I found the basis for this online - simply stuff baby eggplant with garlic, drizzle with olive oil, and roast. I had some other fresh garden vegetables and of course need to tweak everything anyway. This is the result!
* 6 baby or small eggplants
* 1 lemon, sliced thin
* 3 cloves garlic, sliced thin
* 2 tomatoes, large dice *or* 20 cherry tomatoes, halved
* 1 large or 2 small bell peppers. large dice
* 6 basil leaves, cut in half
* 2 tsp. capers
* 1/4 cup kalamata olives, pitted and halved
* 1 tsp. sea salt
* 1/2 tsp freshly ground black pepper
* 1/4 cup olive oil
* juice of 1 lemon
* 1/3 cup feta cheese
Lightly grease a 9x13 baking pan. Preheat oven to 400 degrees.
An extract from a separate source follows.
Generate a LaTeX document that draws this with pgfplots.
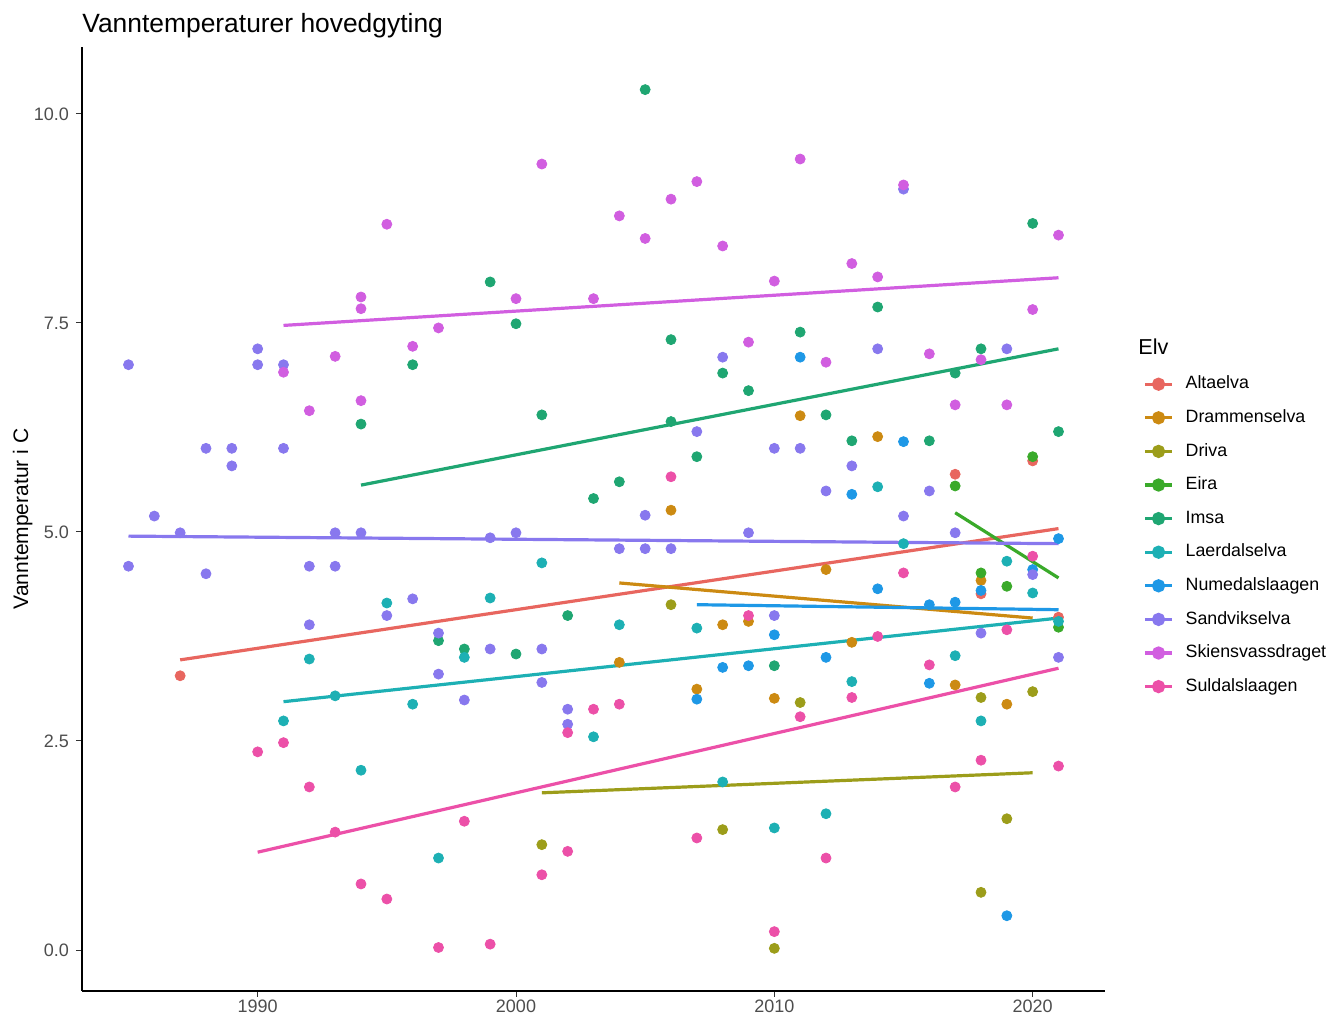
\documentclass[border=0pt]{standalone}
\usepackage{pgfplots}
\pgfplotsset{compat=1.18}
\usepackage{fontspec}
\setmainfont{Liberation Sans}
\definecolor{alta}{HTML}{E8665F}
\definecolor{dram}{HTML}{CC8A12}
\definecolor{driv}{HTML}{9C9D1A}
\definecolor{eira}{HTML}{3AAA2A}
\definecolor{imsa}{HTML}{1FA672}
\definecolor{laer}{HTML}{1DB0B4}
\definecolor{nume}{HTML}{1E98E6}
\definecolor{sand}{HTML}{8878EE}
\definecolor{skie}{HTML}{D15EE0}
\definecolor{suld}{HTML}{EC50A8}
\definecolor{tickgray}{HTML}{4D4D4D}
\begin{document}
\begin{tikzpicture}
\useasboundingbox (0,0) rectangle (670pt,508pt);
\begin{axis}[
  at={(41pt,12.5pt)}, anchor=south west,
  scale only axis, width=511.5pt, height=472pt,
  xmin=1983.2, xmax=2022.8, ymin=-0.49, ymax=10.80,
  axis lines=left, axis line style={-, line width=0.7pt, black},
  xtick={1990,2000,2010,2020}, ytick={0,2.5,5,7.5,10},
  tick align=outside, major tick length=3pt,
  tick style={line width=0.5pt, color=black!80},
  /pgf/number format/assume math mode=true,
  xticklabel style={font=\fontsize{9}{10}\selectfont, text=tickgray, yshift=2pt, /pgf/number format/set thousands separator={}},
  yticklabel style={font=\fontsize{9}{10}\selectfont, text=tickgray, /pgf/number format/fixed, /pgf/number format/fixed zerofill, /pgf/number format/precision=1},
  ylabel={Vanntemperatur i C},
  ylabel style={at={(axis description cs:-0.058,0.5)}, anchor=center, font=\fontsize{10.5}{12}\selectfont},
  title={Vanntemperaturer hovedgyting},
  title style={at={(axis description cs:0,1)}, anchor=base west, inner xsep=0pt, yshift=1pt, font=\fontsize{13.2}{15}\selectfont},
  legend style={at={(axis description cs:1.0372,0.652)}, anchor=north west, draw=none, fill=none, inner sep=0pt,
    row sep=8.5pt, font=\fontsize{8.9}{10}\selectfont,
    nodes={inner sep=0pt, text height=6.5pt, text depth=1.8pt}},
  legend cell align=left,
  legend image code/.code={\draw[mark repeat=2,mark phase=2,#1] plot coordinates {(0pt,0pt) (6.75pt,0pt) (13.5pt,0pt)}; \path (19.5pt,0pt);},
  every axis plot/.append style={mark size=2.5pt},
]
% points
\addplot[only marks, mark=*, color=alta, forget plot] coordinates {(1987,3.28) (2017,5.69) (2018,4.26) (2020,5.85) (2021,3.98)};
\addplot[only marks, mark=*, color=dram, forget plot] coordinates {(2004,3.44) (2006,5.26) (2007,3.12) (2008,3.89) (2009,3.93) (2010,3.01) (2011,6.39) (2012,4.55) (2013,3.68) (2014,6.14) (2017,3.17) (2018,4.42) (2019,2.94)};
\addplot[only marks, mark=*, color=driv, forget plot] coordinates {(2001,1.26) (2006,4.13) (2008,1.44) (2010,0.02) (2011,2.96) (2018,3.02) (2018,0.69) (2019,1.57) (2020,3.09)};
\addplot[only marks, mark=*, color=eira, forget plot] coordinates {(2017,5.55) (2018,4.51) (2019,4.35) (2020,5.90) (2021,3.86)};
\addplot[only marks, mark=*, color=imsa, forget plot] coordinates {(1994,6.29) (1996,7.00) (1997,3.70) (1998,3.60) (1999,7.99) (2000,7.49) (2000,3.54) (2001,6.40) (2002,4.00) (2003,5.40) (2004,5.60) (2005,10.29) (2006,7.30) (2006,6.32) (2007,5.90) (2008,6.90) (2009,6.69) (2010,3.40) (2011,7.39) (2012,6.40) (2013,6.09) (2014,7.69) (2016,6.09) (2017,6.90) (2018,7.19) (2020,8.69) (2021,6.20)};
\addplot[only marks, mark=*, color=laer, forget plot] coordinates {(1991,2.74) (1992,3.48) (1993,3.04) (1994,2.15) (1995,4.15) (1996,2.94) (1997,1.10) (1998,3.50) (1999,4.21) (2001,4.63) (2003,2.55) (2004,3.89) (2007,3.85) (2008,2.01) (2010,1.46) (2012,1.63) (2013,3.21) (2014,5.54) (2015,4.86) (2017,3.52) (2018,2.74) (2019,4.65) (2020,4.27) (2021,3.93)};
\addplot[only marks, mark=*, color=nume, forget plot] coordinates {(2007,3.00) (2008,3.38) (2009,3.40) (2010,3.77) (2011,7.09) (2012,3.50) (2013,5.45) (2014,4.32) (2015,6.08) (2016,3.19) (2016,4.13) (2017,4.16) (2018,4.30) (2019,0.41) (2020,4.55) (2021,4.92)};
\addplot[only marks, mark=*, color=sand, forget plot] coordinates {(1985,7.00) (1985,4.59) (1986,5.19) (1987,4.99) (1988,6.00) (1988,4.50) (1989,6.00) (1989,5.79) (1990,7.19) (1990,7.00) (1991,7.00) (1991,6.00) (1992,4.59) (1992,3.89) (1993,4.99) (1993,4.59) (1994,4.99) (1995,4.00) (1996,4.20) (1997,3.79) (1997,3.30) (1998,2.99) (1999,4.93) (1999,3.60) (2000,4.99) (2001,3.60) (2001,3.20) (2002,2.88) (2002,2.70) (2004,4.80) (2005,5.20) (2005,4.80) (2006,4.80) (2007,6.20) (2008,7.09) (2009,4.99) (2010,6.00) (2010,4.00) (2011,6.00) (2012,5.49) (2013,5.79) (2014,7.19) (2015,5.19) (2015,9.10) (2016,5.49) (2017,4.99) (2018,3.79) (2019,7.19) (2020,4.49) (2021,3.50)};
\addplot[only marks, mark=*, color=skie, forget plot] coordinates {(1991,6.91) (1992,6.45) (1993,7.10) (1994,7.81) (1994,7.67) (1994,6.57) (1995,8.68) (1996,7.22) (1997,7.44) (2000,7.79) (2001,9.40) (2003,7.79) (2004,8.78) (2005,8.51) (2006,8.98) (2007,9.19) (2008,8.42) (2009,7.27) (2010,8.00) (2011,9.46) (2012,7.03) (2013,8.21) (2014,8.05) (2015,9.15) (2016,7.13) (2017,6.52) (2018,7.06) (2019,6.52) (2020,7.66) (2021,8.55)};
\addplot[only marks, mark=*, color=suld, forget plot] coordinates {(1990,2.37) (1991,2.48) (1992,1.95) (1993,1.41) (1994,0.79) (1995,0.61) (1997,0.03) (1998,1.54) (1999,0.07) (2001,0.90) (2002,1.18) (2002,2.60) (2003,2.88) (2004,2.94) (2006,5.66) (2007,1.34) (2009,4.00) (2010,0.22) (2011,2.79) (2012,1.10) (2013,3.02) (2014,3.75) (2015,4.51) (2016,3.41) (2017,1.95) (2018,2.27) (2019,3.83) (2020,4.71) (2021,2.20)};
% trend lines
\addplot[no marks, line width=1.6pt, color=alta, forget plot] coordinates {(1987,3.47) (2021,5.04)};
\addplot[no marks, line width=1.6pt, color=dram, forget plot] coordinates {(2004,4.39) (2020,3.97)};
\addplot[no marks, line width=1.6pt, color=driv, forget plot] coordinates {(2001,1.88) (2020,2.12)};
\addplot[no marks, line width=1.6pt, color=eira, forget plot] coordinates {(2017,5.23) (2021,4.45)};
\addplot[no marks, line width=1.6pt, color=imsa, forget plot] coordinates {(1994,5.56) (2021,7.19)};
\addplot[no marks, line width=1.6pt, color=laer, forget plot] coordinates {(1991,2.97) (2021,3.97)};
\addplot[no marks, line width=1.6pt, color=nume, forget plot] coordinates {(2007,4.13) (2021,4.07)};
\addplot[no marks, line width=1.6pt, color=sand, forget plot] coordinates {(1985,4.95) (2021,4.86)};
\addplot[no marks, line width=1.6pt, color=skie, forget plot] coordinates {(1991,7.47) (2021,8.04)};
\addplot[no marks, line width=1.6pt, color=suld, forget plot] coordinates {(1990,1.17) (2021,3.37)};
% legend
\addlegendimage{alta, line width=1.6pt, mark=*, mark size=2.5pt}\addlegendentry{Altaelva}
\addlegendimage{dram, line width=1.6pt, mark=*, mark size=2.5pt}\addlegendentry{Drammenselva}
\addlegendimage{driv, line width=1.6pt, mark=*, mark size=2.5pt}\addlegendentry{Driva}
\addlegendimage{eira, line width=1.6pt, mark=*, mark size=2.5pt}\addlegendentry{Eira}
\addlegendimage{imsa, line width=1.6pt, mark=*, mark size=2.5pt}\addlegendentry{Imsa}
\addlegendimage{laer, line width=1.6pt, mark=*, mark size=2.5pt}\addlegendentry{Laerdalselva}
\addlegendimage{nume, line width=1.6pt, mark=*, mark size=2.5pt}\addlegendentry{Numedalslaagen}
\addlegendimage{sand, line width=1.6pt, mark=*, mark size=2.5pt}\addlegendentry{Sandvikselva}
\addlegendimage{skie, line width=1.6pt, mark=*, mark size=2.5pt}\addlegendentry{Skiensvassdraget}
\addlegendimage{suld, line width=1.6pt, mark=*, mark size=2.5pt}\addlegendentry{Suldalslaagen}
\end{axis}
\node[anchor=west, font=\fontsize{10.8}{12}\selectfont, inner sep=0pt] at (569pt,334.5pt) {Elv};
\end{tikzpicture}
\end{document}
Slice each eggplant in half lengthwise, not cutting all the way through. Stuff the garlic, basil and sliced lemon into the slits. Arrange in pan. Arrange remaining vegetables evenly around the eggplants. Sprinkle with capers. Drizzle the olive oil and lemon over all, then season with salt and pepper.
Cover pan with foil and roast, basting frequently with pan juices, for about 40 minutes. Remove the foil for the last 10 minutes.
Serve with pan juices, topped with feta cheese.
** Using different colors of tomatoes and peppers looks beautiful!